TO DO -
Say how many lines in the data below contain the word "standalone", and give no other text.

MATERIAL SHOWN -
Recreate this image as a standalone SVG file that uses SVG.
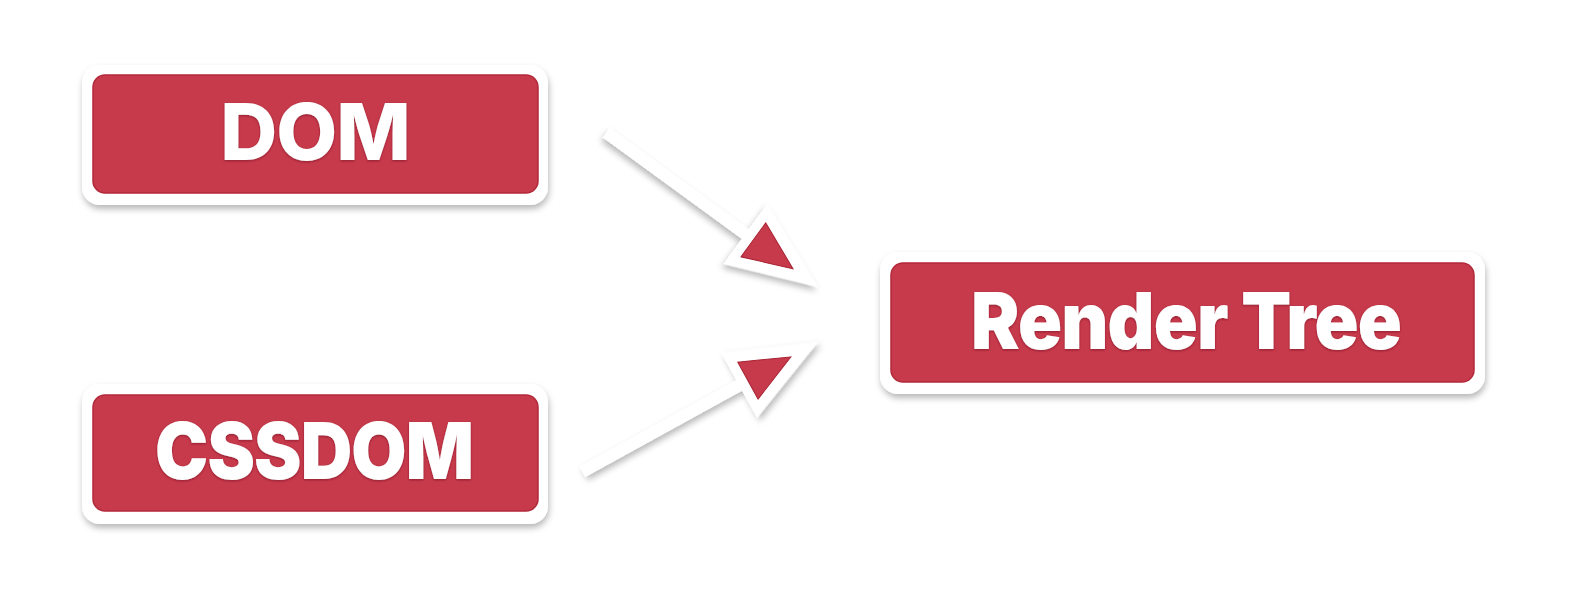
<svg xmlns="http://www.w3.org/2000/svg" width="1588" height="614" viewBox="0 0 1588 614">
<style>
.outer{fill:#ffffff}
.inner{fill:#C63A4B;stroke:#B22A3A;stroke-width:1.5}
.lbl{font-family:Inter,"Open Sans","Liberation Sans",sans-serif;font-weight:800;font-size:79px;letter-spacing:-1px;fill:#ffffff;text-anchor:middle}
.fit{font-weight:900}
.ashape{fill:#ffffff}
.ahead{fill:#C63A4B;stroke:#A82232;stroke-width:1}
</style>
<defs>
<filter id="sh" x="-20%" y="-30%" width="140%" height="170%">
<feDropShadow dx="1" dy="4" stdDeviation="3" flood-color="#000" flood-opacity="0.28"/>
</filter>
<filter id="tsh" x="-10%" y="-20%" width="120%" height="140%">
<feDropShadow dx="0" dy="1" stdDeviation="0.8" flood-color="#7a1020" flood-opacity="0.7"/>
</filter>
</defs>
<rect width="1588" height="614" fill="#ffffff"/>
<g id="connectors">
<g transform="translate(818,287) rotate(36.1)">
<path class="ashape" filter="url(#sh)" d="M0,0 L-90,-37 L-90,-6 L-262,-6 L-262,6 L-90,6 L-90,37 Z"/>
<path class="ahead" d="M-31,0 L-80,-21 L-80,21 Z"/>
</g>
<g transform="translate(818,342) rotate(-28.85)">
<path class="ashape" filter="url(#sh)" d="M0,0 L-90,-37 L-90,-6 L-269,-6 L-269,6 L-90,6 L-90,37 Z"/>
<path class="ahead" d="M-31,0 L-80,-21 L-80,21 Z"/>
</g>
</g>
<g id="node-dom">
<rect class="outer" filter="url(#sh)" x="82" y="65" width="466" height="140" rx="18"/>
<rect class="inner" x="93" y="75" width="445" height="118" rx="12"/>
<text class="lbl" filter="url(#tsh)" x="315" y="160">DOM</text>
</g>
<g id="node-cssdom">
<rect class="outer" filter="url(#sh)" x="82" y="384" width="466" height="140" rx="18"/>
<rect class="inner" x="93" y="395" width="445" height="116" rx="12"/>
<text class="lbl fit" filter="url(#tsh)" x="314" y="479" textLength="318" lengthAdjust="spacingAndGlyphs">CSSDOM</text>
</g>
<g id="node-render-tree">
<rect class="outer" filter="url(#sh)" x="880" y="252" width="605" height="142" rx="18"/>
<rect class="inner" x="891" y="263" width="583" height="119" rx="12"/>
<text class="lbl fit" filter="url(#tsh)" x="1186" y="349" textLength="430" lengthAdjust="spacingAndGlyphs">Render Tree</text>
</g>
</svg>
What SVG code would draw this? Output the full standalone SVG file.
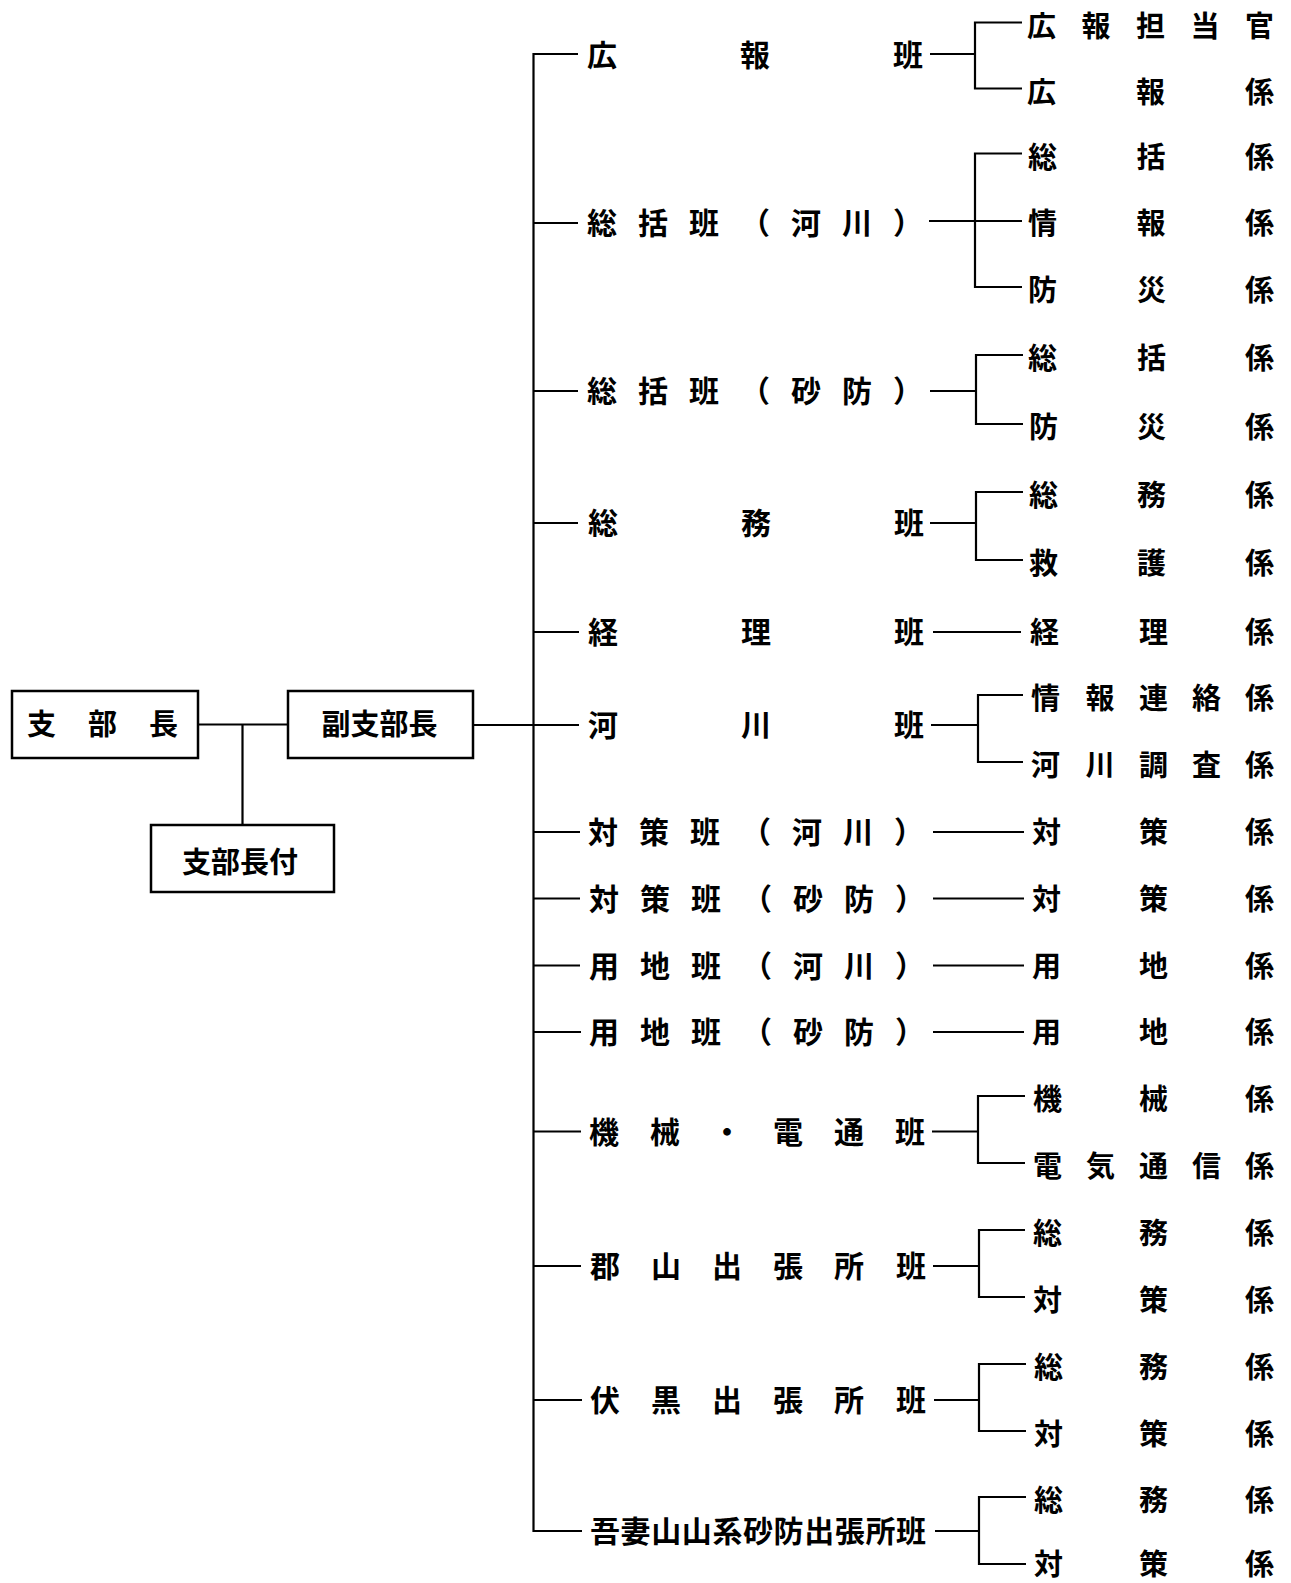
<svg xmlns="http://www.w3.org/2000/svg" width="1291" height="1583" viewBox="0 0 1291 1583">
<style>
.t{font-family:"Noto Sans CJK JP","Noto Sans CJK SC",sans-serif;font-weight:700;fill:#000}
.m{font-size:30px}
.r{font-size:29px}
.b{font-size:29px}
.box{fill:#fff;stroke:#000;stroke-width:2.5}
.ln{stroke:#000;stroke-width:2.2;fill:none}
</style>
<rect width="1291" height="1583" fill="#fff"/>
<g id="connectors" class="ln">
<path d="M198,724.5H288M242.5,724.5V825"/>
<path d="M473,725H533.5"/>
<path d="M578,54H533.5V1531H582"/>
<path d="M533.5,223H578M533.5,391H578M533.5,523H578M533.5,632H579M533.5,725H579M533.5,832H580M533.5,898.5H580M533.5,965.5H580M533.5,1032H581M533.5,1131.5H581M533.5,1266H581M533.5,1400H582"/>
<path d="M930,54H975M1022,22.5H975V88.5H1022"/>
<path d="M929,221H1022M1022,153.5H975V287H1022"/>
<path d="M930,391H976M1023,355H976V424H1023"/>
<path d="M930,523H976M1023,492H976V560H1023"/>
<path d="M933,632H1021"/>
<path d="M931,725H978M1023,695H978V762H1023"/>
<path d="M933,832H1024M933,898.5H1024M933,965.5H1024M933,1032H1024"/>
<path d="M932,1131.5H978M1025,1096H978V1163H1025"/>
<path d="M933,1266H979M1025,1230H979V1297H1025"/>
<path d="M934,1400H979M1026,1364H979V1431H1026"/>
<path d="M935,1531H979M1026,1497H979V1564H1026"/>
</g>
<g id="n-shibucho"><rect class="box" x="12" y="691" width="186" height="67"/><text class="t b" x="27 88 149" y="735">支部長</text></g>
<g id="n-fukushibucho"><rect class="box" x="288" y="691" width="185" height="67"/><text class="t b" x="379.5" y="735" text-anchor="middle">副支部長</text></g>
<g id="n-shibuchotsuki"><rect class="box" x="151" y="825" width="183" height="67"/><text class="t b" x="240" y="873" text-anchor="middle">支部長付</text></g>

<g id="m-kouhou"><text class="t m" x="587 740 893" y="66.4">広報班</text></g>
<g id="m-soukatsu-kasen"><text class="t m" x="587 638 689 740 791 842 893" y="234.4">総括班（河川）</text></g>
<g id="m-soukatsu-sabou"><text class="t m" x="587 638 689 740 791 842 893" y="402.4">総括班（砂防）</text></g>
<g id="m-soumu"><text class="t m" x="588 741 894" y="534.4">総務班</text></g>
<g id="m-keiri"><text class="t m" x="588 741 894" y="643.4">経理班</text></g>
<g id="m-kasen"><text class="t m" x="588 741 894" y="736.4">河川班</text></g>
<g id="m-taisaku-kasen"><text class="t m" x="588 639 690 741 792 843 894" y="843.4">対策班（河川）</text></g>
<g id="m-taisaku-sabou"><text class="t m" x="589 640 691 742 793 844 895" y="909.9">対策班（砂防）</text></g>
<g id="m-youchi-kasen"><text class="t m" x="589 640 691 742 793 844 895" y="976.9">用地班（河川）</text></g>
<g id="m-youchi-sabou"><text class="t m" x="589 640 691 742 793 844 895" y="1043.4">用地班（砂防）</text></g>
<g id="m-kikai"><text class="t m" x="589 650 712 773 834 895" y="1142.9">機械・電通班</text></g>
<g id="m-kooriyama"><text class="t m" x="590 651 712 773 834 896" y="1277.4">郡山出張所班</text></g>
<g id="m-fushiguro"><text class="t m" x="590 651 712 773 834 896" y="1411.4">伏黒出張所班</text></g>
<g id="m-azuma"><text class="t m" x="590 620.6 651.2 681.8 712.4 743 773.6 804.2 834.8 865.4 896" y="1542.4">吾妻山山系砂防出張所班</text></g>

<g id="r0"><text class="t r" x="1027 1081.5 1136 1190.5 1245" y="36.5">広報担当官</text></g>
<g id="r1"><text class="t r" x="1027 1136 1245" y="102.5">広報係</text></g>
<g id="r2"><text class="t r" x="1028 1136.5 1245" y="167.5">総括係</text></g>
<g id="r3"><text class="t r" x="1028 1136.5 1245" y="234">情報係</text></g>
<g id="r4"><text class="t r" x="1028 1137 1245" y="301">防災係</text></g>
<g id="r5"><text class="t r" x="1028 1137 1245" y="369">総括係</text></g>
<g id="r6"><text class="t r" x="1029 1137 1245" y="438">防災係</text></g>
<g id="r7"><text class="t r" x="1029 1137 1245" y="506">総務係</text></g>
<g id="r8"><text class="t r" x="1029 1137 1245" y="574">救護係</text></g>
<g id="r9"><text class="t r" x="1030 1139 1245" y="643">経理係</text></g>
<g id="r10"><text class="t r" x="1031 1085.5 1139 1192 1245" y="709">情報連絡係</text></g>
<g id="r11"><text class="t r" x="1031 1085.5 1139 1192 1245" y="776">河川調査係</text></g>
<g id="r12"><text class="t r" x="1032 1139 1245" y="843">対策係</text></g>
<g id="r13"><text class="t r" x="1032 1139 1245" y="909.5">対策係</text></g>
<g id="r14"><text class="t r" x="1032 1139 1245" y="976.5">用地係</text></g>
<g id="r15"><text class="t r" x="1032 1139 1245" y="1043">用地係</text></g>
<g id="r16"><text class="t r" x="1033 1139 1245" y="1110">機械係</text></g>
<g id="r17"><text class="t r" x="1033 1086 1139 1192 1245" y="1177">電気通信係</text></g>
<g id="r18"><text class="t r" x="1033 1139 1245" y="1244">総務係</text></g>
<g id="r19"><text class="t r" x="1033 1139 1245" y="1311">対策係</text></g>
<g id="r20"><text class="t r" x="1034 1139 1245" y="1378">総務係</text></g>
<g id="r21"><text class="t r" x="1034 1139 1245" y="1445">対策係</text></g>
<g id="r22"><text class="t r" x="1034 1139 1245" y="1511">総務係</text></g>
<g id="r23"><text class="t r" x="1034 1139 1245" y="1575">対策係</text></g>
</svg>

EXERCISE RESULT -
2